Published May 13, 2019
Adrienne Decker, assistant professor in the newly formed Department of Engineering Education in UB’s School of Engineering and Applied Sciences, is participating in the 2019 STEM for All Video Showcase, a virtual poster competition being held this week, from May 13-20.
The annual event, sponsored by the National Science Foundation, features over 240 innovative projects aimed at improving STEM learning and teaching that have been funded by NSF and other federal agencies. Centered around the theme of “Innovations in STEM Education,” the video presentations address a wide range of topics, including science, mathematics, computer science, engineering, cyberlearning, citizen science, maker spaces, broadening participation, research experiences, mentoring, professional development, NGSS and the Common Core.
Decker has two presentations in the showcase that focus on different aspects of computing education research. “csedresearch.org: Resources for K-12 Computing Education,” gives an overview of csedresearch.org, a resource center for K-12 computing education information. The project is a joint effort between Decker and Monica McGill, associate professor, Knox College.
“Using Subgoal Labels to Improve Learning Outcomes in CS1” presents information on using subgoal labeling, a technique created in education psychology to help improve the teaching in introductory programming courses. It is a joint project between Decker and Briana B. Morrison, assistant professor, University of Nebraska Omaha, and Lauren Margulieux, assistant professor, Georgia State University.

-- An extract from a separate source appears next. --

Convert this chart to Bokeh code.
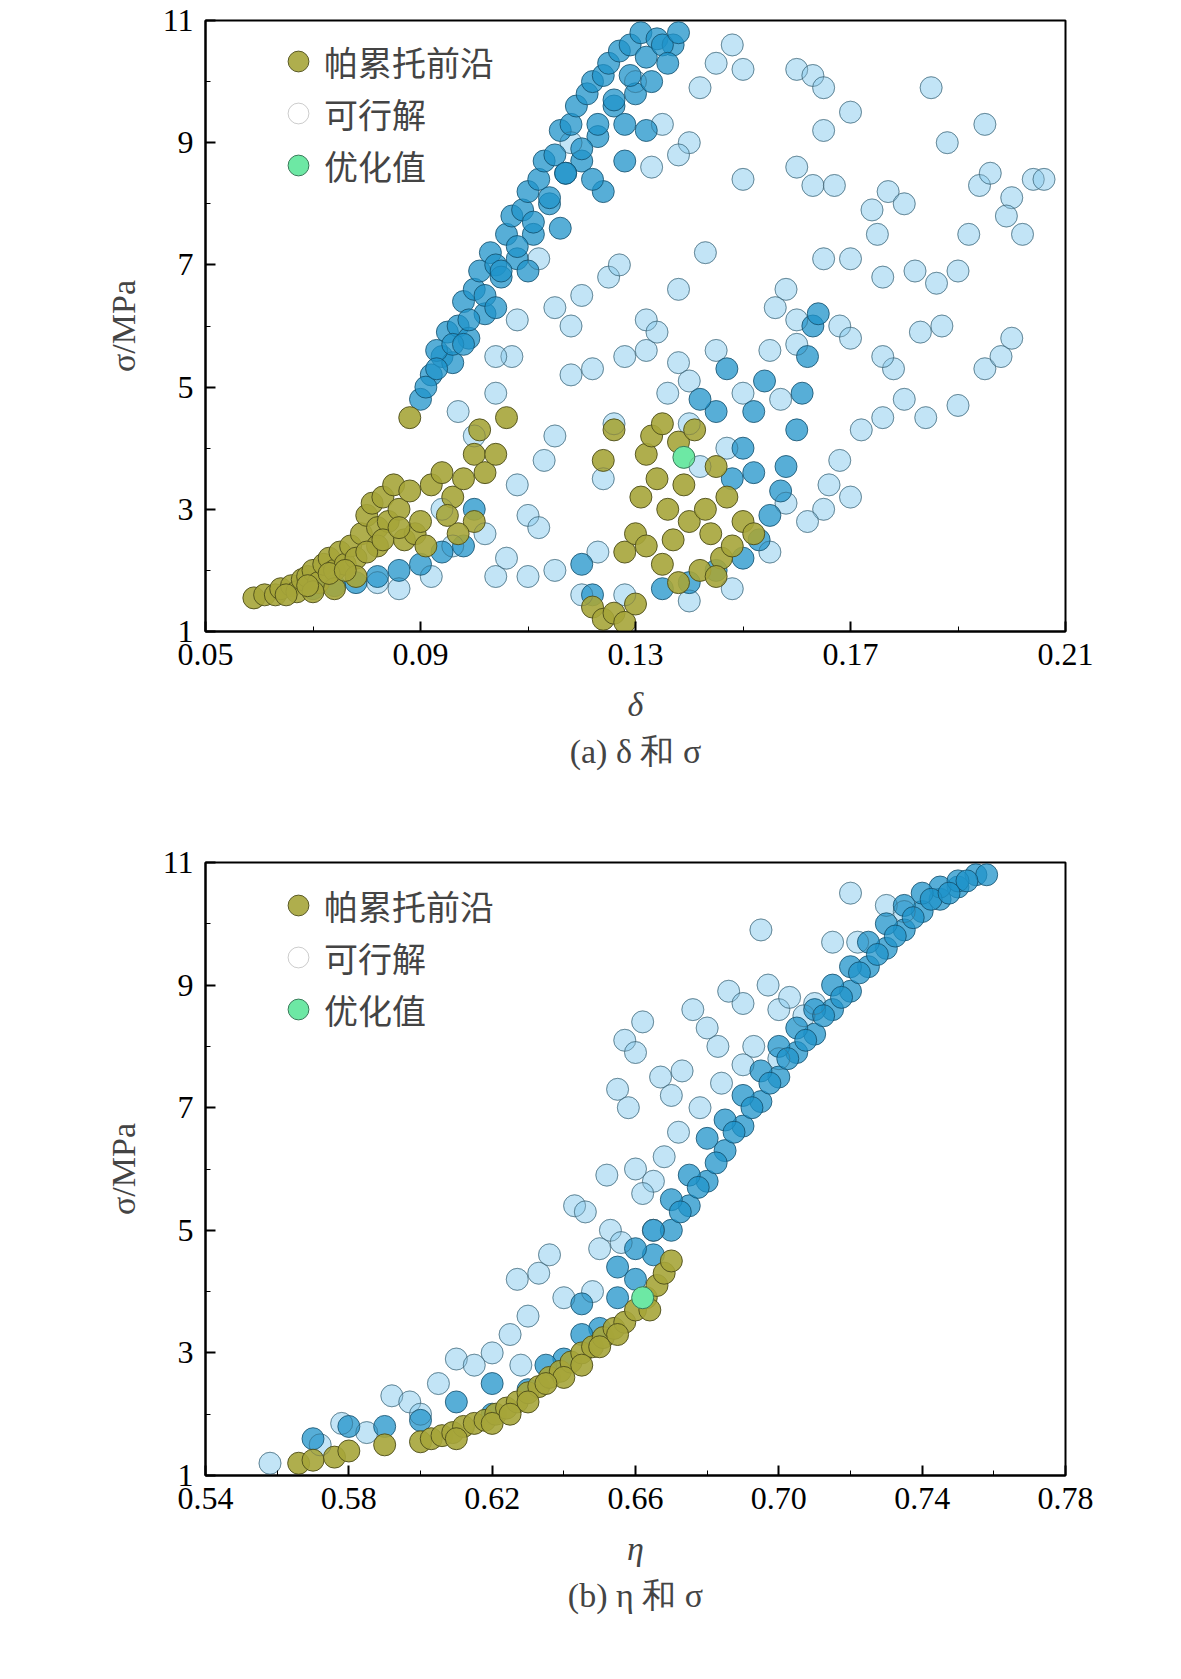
from bokeh.plotting import figure
from bokeh.layouts import column
from bokeh.models import FixedTicker, Title, Legend, LegendItem
from bokeh.embed import file_html
from bokeh.resources import INLINE

# ---------- panel (a): delta vs sigma ----------
a_par_x = [0.059,0.061,0.063,0.064,0.066,0.067,0.068,0.069,0.07,0.071,0.072,0.073,0.074,0.075,0.076,0.077,0.078,0.079,0.08,0.081,0.082,0.083,0.084,0.085,0.086,0.087,0.088,0.089,0.09,0.092,0.094,0.096,0.098,0.1,0.101,0.102,0.104,0.106,0.1,0.097,0.082,0.078,0.074,0.07,
           0.122,0.124,0.126,0.128,0.13,0.128,0.13,0.131,0.132,0.133,0.134,0.135,0.136,0.137,0.138,0.139,0.14,0.141,0.142,0.143,0.144,0.145,0.146,0.147,0.148,0.15,0.152,0.124,0.126,0.135,0.138,0.145,0.132,
           0.065,0.069,0.073,0.076,0.08,0.083,0.086,0.088,0.091,0.095]
a_par_y = [1.55,1.6,1.6,1.7,1.75,1.65,1.85,1.9,2.0,1.8,2.1,2.2,2.0,2.3,2.1,2.4,2.2,2.6,2.9,3.1,2.7,3.2,2.8,3.4,3.0,2.5,4.5,2.6,2.8,3.4,3.6,3.2,3.5,3.9,4.3,3.6,3.9,4.5,2.8,2.6,2.4,1.9,1.7,1.65,
           1.4,1.2,1.3,1.15,1.45,2.3,2.6,3.2,3.9,4.2,3.5,4.4,3.0,2.5,4.1,3.4,2.8,4.3,2.0,3.0,2.6,3.7,2.2,3.2,2.4,2.8,2.6,3.8,4.3,2.1,1.8,1.9,2.4,
           1.6,1.75,1.95,2.0,2.3,2.5,2.7,3.3,2.4,2.9]
a_opt_x = [0.139]
a_opt_y = [3.85]
a_dark_x = [0.09,0.092,0.094,0.095,0.097,0.098,0.1,0.101,0.103,0.104,0.106,0.107,0.109,0.11,0.112,0.113,0.115,0.116,0.118,0.119,0.121,0.122,0.124,0.125,0.127,0.129,0.131,0.134,0.137,0.126,0.12,0.114,0.108,0.102,0.096,0.13,0.132,0.128,0.124,0.105,0.111,0.117,0.123,0.099,0.093,
            0.07,0.074,0.078,0.082,0.086,0.09,0.094,0.098,0.1,0.12,0.122,0.135,0.14,0.145,0.15,0.153,0.155,0.157,0.158,0.16,0.161,0.162,0.163,0.164,0.148,0.15,0.152,0.154,0.145,0.147,0.142,0.152,
            0.091,0.093,0.096,0.099,0.102,0.105,0.108,0.111,0.114,0.117,0.12,0.123,0.126,0.129,0.132,0.135,0.138,0.133,0.136,0.128,0.122,0.116,0.11,0.104,0.098]
a_dark_y = [4.8,5.2,5.5,5.9,6.0,6.4,6.6,6.9,7.2,7.0,7.5,7.8,7.9,8.2,8.4,8.7,8.8,9.2,9.3,9.6,9.8,10.0,10.1,10.3,10.5,10.6,10.8,10.7,10.6,9.6,8.7,8.0,7.1,6.2,5.4,9.8,9.2,8.7,8.2,6.8,7.5,8.5,9.1,5.8,5.6,
            1.7,1.75,1.8,1.9,2.0,2.1,2.3,2.4,3.0,2.1,1.6,1.7,1.8,2.0,2.2,2.5,2.9,3.3,3.7,4.3,4.9,5.5,6.0,6.2,3.5,4.0,4.6,5.1,4.6,5.3,4.8,3.6,
            5.0,5.3,5.7,6.1,6.5,6.9,7.3,7.7,8.1,8.5,8.9,9.3,9.7,10.1,10.4,10.6,10.8,10.0,10.3,9.3,8.4,7.6,6.9,6.3,5.7]
a_light_x = [0.13,0.135,0.14,0.142,0.145,0.148,0.15,0.138,0.133,0.16,0.163,0.165,0.17,0.165,0.16,0.163,0.167,0.15,0.174,0.177,0.18,0.185,0.188,0.195,0.194,0.196,0.2,0.204,0.206,0.202,0.199,0.192,0.19,0.186,0.182,0.175,0.17,0.165,0.158,0.16,0.156,0.168,0.178,0.176,0.183,0.187,0.195,0.198,0.2,0.19,0.184,0.18,0.176,0.172,0.168,0.17,0.165,0.158,0.143,0.138,0.132,0.128,0.125,0.127,0.12,0.118,0.118,0.122,0.132,0.138,0.134,0.136,0.14,0.145,0.126,0.124,0.115,0.113,0.108,0.11,0.112,0.115,0.11,0.104,0.106,0.102,0.104,0.1,0.097,0.094,0.096,0.092,0.086,0.082,0.123,0.12,0.128,0.14,0.148,0.155,0.162,0.166,0.16,0.157,0.155,0.15,0.147,0.14,0.142,0.17,0.176,0.118,0.112,0.115,0.108,0.107,0.104]
a_light_y = [10.0,9.3,9.0,9.9,10.3,10.6,10.2,8.8,8.6,10.2,10.1,9.9,9.5,9.2,8.6,8.3,8.3,8.4,7.9,8.2,8.0,9.9,9.0,9.3,8.3,8.5,8.1,8.4,8.4,7.5,7.8,7.5,6.9,6.7,6.9,7.5,7.1,7.1,6.6,6.1,6.3,6.0,5.3,5.5,5.9,6.0,5.3,5.5,5.8,4.7,4.5,4.8,4.5,4.3,3.8,3.2,3.0,3.1,7.2,6.6,6.1,5.5,6.8,7.0,6.5,6.0,5.2,5.3,5.6,5.4,5.9,4.9,5.1,5.6,4.4,3.5,4.2,3.8,3.4,2.9,2.7,2.0,1.9,1.9,2.2,2.6,4.9,4.2,4.6,3.0,2.4,1.9,1.7,1.8,2.3,1.6,1.6,1.5,1.7,2.3,2.8,3.4,5.7,4.8,5.6,4.9,4.0,4.4,3.7,5.8,6.8,9.0,7.1,6.3,6.1,5.5,5.5]

# ---------- panel (b): eta vs sigma ----------
b_par_x = [0.566,0.57,0.576,0.58,0.59,0.6,0.603,0.606,0.609,0.612,0.615,0.618,0.621,0.624,0.627,0.63,0.633,0.636,0.639,0.642,0.645,0.648,0.651,0.654,0.657,0.66,0.663,0.666,0.668,0.67,0.61,0.62,0.63,0.64,0.65,0.635,0.625,0.645,0.655,0.664]
b_par_y = [1.2,1.25,1.3,1.4,1.5,1.55,1.6,1.65,1.7,1.8,1.85,1.9,2.0,2.1,2.2,2.35,2.45,2.6,2.7,2.85,3.0,3.1,3.25,3.4,3.5,3.7,3.9,4.1,4.3,4.5,1.6,1.85,2.2,2.6,3.1,2.5,2.0,2.8,3.3,3.7]
b_opt_x = [0.662]
b_opt_y = [3.9]
b_dark_x = [0.62,0.63,0.64,0.65,0.66,0.665,0.67,0.675,0.68,0.685,0.69,0.695,0.7,0.705,0.71,0.715,0.72,0.725,0.73,0.735,0.74,0.745,0.75,0.755,0.758,0.665,0.675,0.685,0.695,0.705,0.715,0.725,0.735,0.745,0.69,0.7,0.71,0.72,0.73,0.74,0.75,0.68,0.67,0.66,0.655,0.645,0.6,0.59,0.58,0.57,0.61,0.62,
            0.6725,0.6775,0.6825,0.6875,0.6925,0.6975,0.7025,0.7075,0.7125,0.7175,0.7225,0.7275,0.7325,0.7375,0.7425,0.7475,0.7525,0.635,0.645,0.655]
b_dark_y = [2.0,2.4,2.9,3.4,4.2,4.6,5.0,5.4,5.8,6.3,6.7,7.1,7.5,7.9,8.2,8.6,8.9,9.3,9.6,9.9,10.2,10.4,10.6,10.8,10.8,5.0,5.9,6.8,7.6,8.3,9.0,9.7,10.3,10.6,7.2,8.0,8.6,9.3,10.0,10.5,10.7,6.5,5.5,4.7,4.4,3.8,1.9,1.8,1.8,1.6,2.2,2.5,
            5.3,5.7,6.1,6.6,7.0,7.4,7.8,8.1,8.5,8.8,9.2,9.5,9.8,10.1,10.4,10.5,10.7,2.8,3.3,3.9]
b_light_x = [0.558,0.572,0.578,0.585,0.592,0.597,0.6,0.605,0.61,0.615,0.62,0.625,0.628,0.63,0.627,0.633,0.636,0.64,0.643,0.646,0.648,0.65,0.653,0.655,0.657,0.66,0.662,0.658,0.66,0.665,0.667,0.67,0.673,0.676,0.68,0.683,0.686,0.69,0.693,0.695,0.697,0.7,0.703,0.707,0.71,0.715,0.72,0.722,0.73,0.735,0.668,0.672,0.678,0.665,0.662,0.656,0.652,0.684,0.69,0.7]
b_light_y = [1.2,1.5,1.85,1.7,2.3,2.2,2.0,2.5,2.9,2.8,3.0,3.3,2.8,3.6,4.2,4.3,4.6,3.9,5.4,5.3,4.0,4.7,5.0,7.3,8.1,7.9,8.4,7.0,6.0,5.8,7.5,7.2,7.6,8.6,8.3,8.0,8.9,8.7,8.0,9.9,9.0,8.6,8.8,8.5,8.7,9.7,10.5,9.7,10.3,10.2,6.2,6.6,7.0,5.0,5.6,4.8,5.9,7.4,7.7,7.8]

SERIF = "Liberation Serif"

def make_panel(xr, xticks, xlabel, caption, par, opt, dark, light, height, top, bottom):
    p = figure(width=1165, height=height, x_range=xr, y_range=(1, 11),
               output_backend="svg", toolbar_location=None,
               min_border_left=205, min_border_right=100,
               min_border_top=top, min_border_bottom=bottom)
    p.grid.visible = False
    p.outline_line_color = "black"
    p.outline_line_width = 2
    step = xticks[1] - xticks[0]
    p.xaxis.ticker = FixedTicker(ticks=xticks, minor_ticks=[xticks[0] + step * i / 2 for i in range(0, 2 * len(xticks))])
    p.yaxis.ticker = FixedTicker(ticks=[1, 3, 5, 7, 9, 11], minor_ticks=list(range(1, 12)))
    for ax in (p.xaxis[0], p.yaxis[0]):
        ax.major_tick_in = 10
        ax.major_tick_out = 0
        ax.minor_tick_in = 5
        ax.minor_tick_out = 0
        ax.axis_line_width = 2
        ax.major_tick_line_width = 2
        ax.major_label_text_font = SERIF
        ax.major_label_text_font_size = "32px"
        ax.major_label_text_color = "black"
        ax.major_label_standoff = 12
        ax.axis_label_text_font = SERIF
        ax.axis_label_text_font_size = "34px"
        ax.axis_label_standoff = 18
    p.xaxis.major_label_overrides = {t: f"{t:.2f}" for t in xticks}
    p.xaxis.axis_label = xlabel
    p.xaxis.axis_label_text_font_style = "italic"
    p.yaxis.axis_label = "σ/MPa"
    p.yaxis.axis_label_text_font_style = "normal"

    p.scatter(light[0], light[1], size=22, fill_color="#8fcdee", fill_alpha=0.55,
              line_color="#2a6f90", line_alpha=0.6)
    p.scatter(dark[0], dark[1], size=22, fill_color="#1f93c9", fill_alpha=0.75,
              line_color="#134e6a", line_alpha=0.8)
    rp = p.scatter(par[0], par[1], size=22, fill_color="#a6a53a", fill_alpha=0.9,
                   line_color="#4d4d1a", line_alpha=0.9)
    ro = p.scatter(opt[0], opt[1], size=22, fill_color="#6de8a4", line_color="#3a7a5a")
    rf = p.scatter(light[0], light[1], size=22, fill_alpha=0, line_color="#555555", line_alpha=0.3)

    leg = Legend(items=[LegendItem(label="帕累托前沿", renderers=[rp]),
                        LegendItem(label="可行解", renderers=[rf]),
                        LegendItem(label="优化值", renderers=[ro])],
                 location=(65, 438))
    leg.background_fill_alpha = 0
    leg.border_line_alpha = 0
    leg.label_text_font = "Noto Sans CJK SC"
    leg.label_text_font_size = "34px"
    leg.spacing = -4
    leg.padding = 2
    leg.margin = 0
    leg.glyph_width = 52
    leg.glyph_height = 52
    leg.label_height = 40
    leg.label_standoff = 0
    p.add_layout(leg)

    p.add_layout(Title(text=caption, align="center", text_font=SERIF,
                       text_font_size="34px", text_font_style="normal"), "below")
    return p

pa = make_panel((0.05, 0.21), [0.05, 0.09, 0.13, 0.17, 0.21], "δ", "(a) δ 和 σ",
                (a_par_x, a_par_y), (a_opt_x, a_opt_y), (a_dark_x, a_dark_y), (a_light_x, a_light_y),
                840, 20, 209)
pb = make_panel((0.54, 0.78), [0.54, 0.58, 0.62, 0.66, 0.70, 0.74, 0.78], "η", "(b) η 和 σ",
                (b_par_x, b_par_y), (b_opt_x, b_opt_y), (b_dark_x, b_dark_y), (b_light_x, b_light_y),
                823, 22, 188)

layout = column(pa, pb, spacing=0)
open("out.html", "w").write(file_html(layout, INLINE))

“Computing education has always been my passion and area of scholarship since I began my academic career and right now is an exciting time to be involved in this domain. There are so many things happening in computing education research right now from bringing computing into K-12 classrooms, as well as thinking about how to better educate at the university level. Having projects that address both issues in different ways as part of the showcase is amazing,” said Decker.
During the week-long event, researchers, practitioners, policy makers and members of the public are invited to view the short videos, discuss them with the presenters online, and vote for their favorites. Visit the showcase here.
The STEM for All Video Showcase is created and hosted by TERC a non-profit, research and development organization, located in Cambridge MA. TERC partners with six NSF funded resource centers MSPnet, CADRE, CAISE, CIRCL, STELAR, CS for All Teachers. It is funded by the National Science Foundation.